** start of COLLECTED MATERIAL **
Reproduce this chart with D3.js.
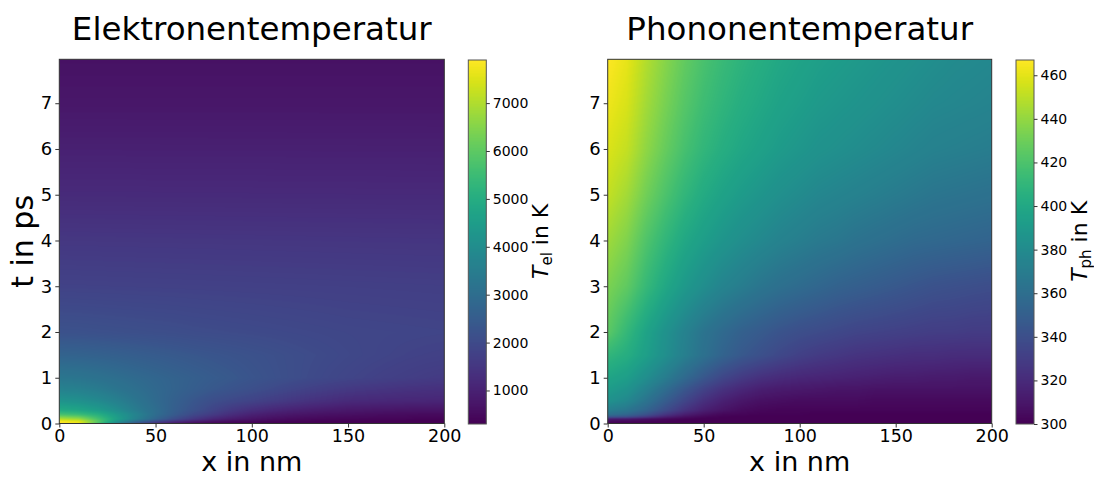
<!DOCTYPE html>
<html><head><meta charset="utf-8">
<script src="https://cdn.jsdelivr.net/npm/d3@7"></script>
<style>html,body{margin:0;padding:0;background:#fff;}svg{display:block;font-family:"DejaVu Sans",sans-serif;}</style>
</head><body><div id="chart"></div>
<script>
// ---- data ----
const xPositions = [0,10,20,30,40,50,60,70,80,90,100,110,120,130,140,150,160,170,180,190,200]; // nm
const tElRows = [0,0.05,0.1,0.2,0.3,0.5,0.75,1,1.5,2,3,4,5,6,7,8]; // ps
const tElValues = [
 [7900,7700,5600,3600,2100,1200,700,450,350,320,300,300,300,300,300,300,300,300,300,300,300],
 [7900,7600,6000,4200,2900,1950,1300,900,650,500,450,400,370,340,330,320,310,310,310,310,310],
 [7100,6800,5700,4600,3600,2750,2050,1500,1100,850,700,600,520,470,440,420,410,400,390,380,380],
 [5700,5500,5100,4400,3700,3000,2450,1950,1600,1250,1000,850,750,680,630,600,570,540,520,510,500],
 [4900,4750,4450,4000,3450,3000,2550,2200,1850,1550,1320,1150,1030,930,860,800,770,740,720,710,700],
 [4200,4100,3900,3600,3250,2900,2600,2330,2100,1950,1820,1670,1530,1400,1300,1200,1170,1140,1120,1110,1100],
 [3650,3600,3450,3250,3050,2850,2680,2520,2370,2250,2130,2000,1870,1750,1650,1560,1500,1450,1400,1370,1350],
 [3300,3250,3150,3030,2900,2780,2670,2570,2470,2380,2280,2190,2100,2010,1930,1860,1800,1740,1690,1640,1600],
 [2700,2680,2640,2590,2530,2470,2410,2350,2300,2250,2200,2150,2090,2040,1990,1940,1890,1850,1810,1780,1760],
 [2200,2190,2170,2150,2130,2110,2090,2060,2040,2020,2000,1980,1960,1940,1920,1900,1890,1880,1870,1860,1850],
 [1800,1795,1790,1785,1780,1775,1770,1765,1760,1755,1750,1745,1740,1735,1730,1725,1720,1715,1710,1705,1700],
 [1520,1518,1515,1512,1510,1507,1505,1502,1500,1497,1495,1492,1490,1487,1485,1482,1480,1477,1475,1472,1470],
 [1210,1209,1208,1207,1206,1205,1204,1203,1202,1201,1200,1199,1198,1197,1196,1195,1194,1193,1192,1191,1190],
 [980,980,979,979,978,978,977,977,976,976,975,975,974,974,973,973,972,972,971,971,970],
 [760,760,760,760,760,760,760,760,760,760,760,760,760,760,760,760,760,760,760,760,760],
 [640,640,640,640,640,640,640,640,640,640,640,640,640,640,640,640,640,640,640,640,640]
];
const tPhRows = [0,0.05,0.1,0.15,0.2,0.3,0.5,0.75,1,1.5,2,3,4,5,6,7,8]; // ps
const tPhValues = [
 [300,300,300,300,300,300,300,300,300,300,300,300,300,300,300,300,300,300,300,300,300],
 [304,303,302,301,300,300,300,300,300,300,300,300,300,300,300,300,300,300,300,300,300],
 [312,310,306,303,301,300,300,300,300,300,300,300,300,300,300,300,300,300,300,300,300],
 [345,340,328,315,307,303,301,300,300,300,300,300,300,300,300,300,300,300,300,300,300],
 [362,355,342,326,314,307,303,302,301,301,301,300,300,300,300,300,300,300,300,300,300],
 [372,366,354,339,325,315,309,305,303,302,302,302,302,302,302,302,302,302,302,302,302],
 [385,378,364,349,335,323,315,310,307,306,305,305,305,305,304,304,304,304,304,304,304],
 [392,386,373,359,345,333,324,318,314,312,311,310,309,309,308,308,308,308,308,308,308],
 [398,393,382,370,357,345,335,328,323,320,318,317,316,315,314,313,313,312,312,311,311],
 [410,404,394,383,372,362,353,346,341,336,332,329,327,325,324,323,322,322,321,321,321],
 [425,411,397,385,374,364,357,351,347,343,340,338,336,334,333,332,331,330,330,329,329],
 [434,426,412,400,390,382,375,370,365,361,358,355,352,350,348,346,344,342,341,340,339],
 [443,435,421,410,400,393,387,382,378,374,371,368,366,363,361,359,357,356,355,354,353],
 [452,444,431,420,410,402,396,391,387,383,380,377,375,373,371,369,367,365,364,363,362],
 [458,452,439,428,418,410,404,399,395,391,388,385,383,381,379,377,375,373,372,371,370],
 [463,457,444,433,423,415,409,404,400,396,393,390,388,386,384,382,380,378,377,376,375],
 [467,461,448,437,427,419,413,408,404,400,397,394,392,390,388,386,384,382,380,379,378]
];
const xTicks = [0,50,100,150,200];
const tTicks = [0,1,2,3,4,5,6,7];
const elColorTicks = [1000,2000,3000,4000,5000,6000,7000];
const phColorTicks = [300,320,340,360,380,400,420,440,460];
const titles = ["Elektronentemperatur","Phononentemperatur"];
const xLabel = "x in nm";
const tLabel = "t in ps";
const elRange = [300, 7900];
const phRange = [300, 467];

// ---- layout ----
const W = 1094, H = 477;
const plotTop = 59.3, plotBottom = 423.5;
const tMax = 7.96;
const svg = d3.select("#chart").append("svg").attr("width", W).attr("height", H);

const panels = [
  {left:59.3, right:444.3, ts:tElRows, vals:tElValues, dom:elRange, cbL:468.3, cbR:486.3, cTicks:elColorTicks, sub:"el", labX:548, title:titles[0]},
  {left:607.7, right:991.7, ts:tPhRows, vals:tPhValues, dom:phRange, cbL:1016, cbR:1034, cTicks:phColorTicks, sub:"ph", labX:1087, title:titles[1]}
];

function sample(ts, vals, x, t) {
  let i = d3.bisectRight(xPositions, x) - 1; i = Math.max(0, Math.min(xPositions.length - 2, i));
  let j = d3.bisectRight(ts, t) - 1; j = Math.max(0, Math.min(ts.length - 2, j));
  const fx = Math.max(0, Math.min(1, (x - xPositions[i]) / (xPositions[i+1] - xPositions[i])));
  const ft = Math.max(0, Math.min(1, (t - ts[j]) / (ts[j+1] - ts[j])));
  const a = vals[j][i], b = vals[j][i+1], c = vals[j+1][i], d = vals[j+1][i+1];
  return (a*(1-fx) + b*fx)*(1-ft) + (c*(1-fx) + d*fx)*ft;
}

function canvasImage(w, h, fn) {
  const cv = document.createElement("canvas"); cv.width = w; cv.height = h;
  const ctx = cv.getContext("2d");
  const img = ctx.createImageData(w, h);
  for (let py = 0; py < h; py++) for (let px = 0; px < w; px++) {
    const c = d3.rgb(fn(px, py)); const k = (py*w + px)*4;
    img.data[k] = c.r; img.data[k+1] = c.g; img.data[k+2] = c.b; img.data[k+3] = 255;
  }
  ctx.putImageData(img, 0, 0);
  return cv.toDataURL();
}

panels.forEach(p => {
  const x = d3.scaleLinear().domain([0, 200]).range([p.left, p.right]);
  const y = d3.scaleLinear().domain([0, tMax]).range([plotBottom, plotTop]);
  const color = d3.scaleSequential(d3.interpolateViridis).domain(p.dom);

  // heatmap image
  const pw = Math.round(p.right - p.left), ph = Math.round(plotBottom - plotTop);
  const href = canvasImage(pw, ph, (px, py) =>
    color(sample(p.ts, p.vals, x.invert(p.left + px + 0.5), y.invert(plotTop + py + 0.5))));
  svg.append("image").attr("x", p.left).attr("y", plotTop).attr("width", p.right - p.left).attr("height", plotBottom - plotTop)
    .attr("preserveAspectRatio", "none").attr("href", href);

  // frame
  svg.append("rect").attr("x", p.left).attr("y", plotTop).attr("width", p.right - p.left).attr("height", plotBottom - plotTop)
    .attr("fill", "none").attr("stroke", "#333").attr("stroke-width", 1);

  // axes
  const gx = svg.append("g").attr("transform", `translate(0,${plotBottom})`)
    .call(d3.axisBottom(x).tickValues(xTicks).tickSize(4).tickPadding(2).tickFormat(d3.format("d")));
  gx.select(".domain").remove();
  gx.selectAll("text").attr("font-size", 17.5).attr("fill", "#000").attr("font-family", "DejaVu Sans");
  gx.selectAll("line").attr("stroke", "#333");
  const gy = svg.append("g").attr("transform", `translate(${p.left},0)`)
    .call(d3.axisLeft(y).tickValues(tTicks).tickSize(4).tickPadding(3).tickFormat(d3.format("d")));
  gy.select(".domain").remove();
  gy.selectAll("text").attr("font-size", 18).attr("fill", "#000").attr("font-family", "DejaVu Sans");
  gy.selectAll("line").attr("stroke", "#333");

  // labels
  svg.append("text").attr("x", (p.left + p.right)/2).attr("y", 40).attr("text-anchor", "middle")
    .attr("font-size", 32.5).text(p.title);
  svg.append("text").attr("x", (p.left + p.right)/2).attr("y", 470.5).attr("text-anchor", "middle")
    .attr("font-size", 27).text(xLabel);

  // colorbar
  const cy = d3.scaleLinear().domain(p.dom).range([plotBottom + 0.5, plotTop + 0.7]);
  const cbH = Math.round(cy(p.dom[0]) - cy(p.dom[1]));
  const cbHref = canvasImage(1, cbH, (px, py) => color(cy.invert(cy(p.dom[1]) + py + 0.5)));
  svg.append("image").attr("x", p.cbL).attr("y", cy(p.dom[1])).attr("width", p.cbR - p.cbL)
    .attr("height", cy(p.dom[0]) - cy(p.dom[1])).attr("preserveAspectRatio", "none").attr("href", cbHref);
  svg.append("rect").attr("x", p.cbL).attr("y", cy(p.dom[1])).attr("width", p.cbR - p.cbL)
    .attr("height", cy(p.dom[0]) - cy(p.dom[1])).attr("fill", "none").attr("stroke", "#555").attr("stroke-width", 1);
  const ga = svg.append("g").attr("transform", `translate(${p.cbR},0)`)
    .call(d3.axisRight(cy).tickValues(p.cTicks).tickSize(3.5).tickPadding(3).tickFormat(d3.format("d")));
  ga.select(".domain").remove();
  ga.selectAll("text").attr("font-size", 14).attr("fill", "#000").attr("font-family", "DejaVu Sans");
  ga.selectAll("line").attr("stroke", "#333");

  const lab = svg.append("text").attr("transform", `translate(${p.labX},${(plotTop+plotBottom)/2}) rotate(-90)`)
    .attr("text-anchor", "middle").attr("font-size", 22);
  lab.append("tspan").attr("font-style", "italic").text("T");
  lab.append("tspan").attr("font-size", 15).attr("dy", 4).text(p.sub);
  lab.append("tspan").attr("dy", -4).text(" in K");
});

svg.append("text").attr("transform", `translate(33,${(plotTop+plotBottom)/2}) rotate(-90)`)
  .attr("text-anchor", "middle").attr("font-size", 30).text(tLabel);
</script></body></html>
** end of COLLECTED MATERIAL **
THE EXERCISE:
Find the string "chart" in the listing and return every line that holds it.

WRITTEN RESPONSE:
Reproduce this chart with D3.js.
</head><body><div id="chart"></div>
const svg = d3.select("#chart").append("svg").attr("width", W).attr("height", H);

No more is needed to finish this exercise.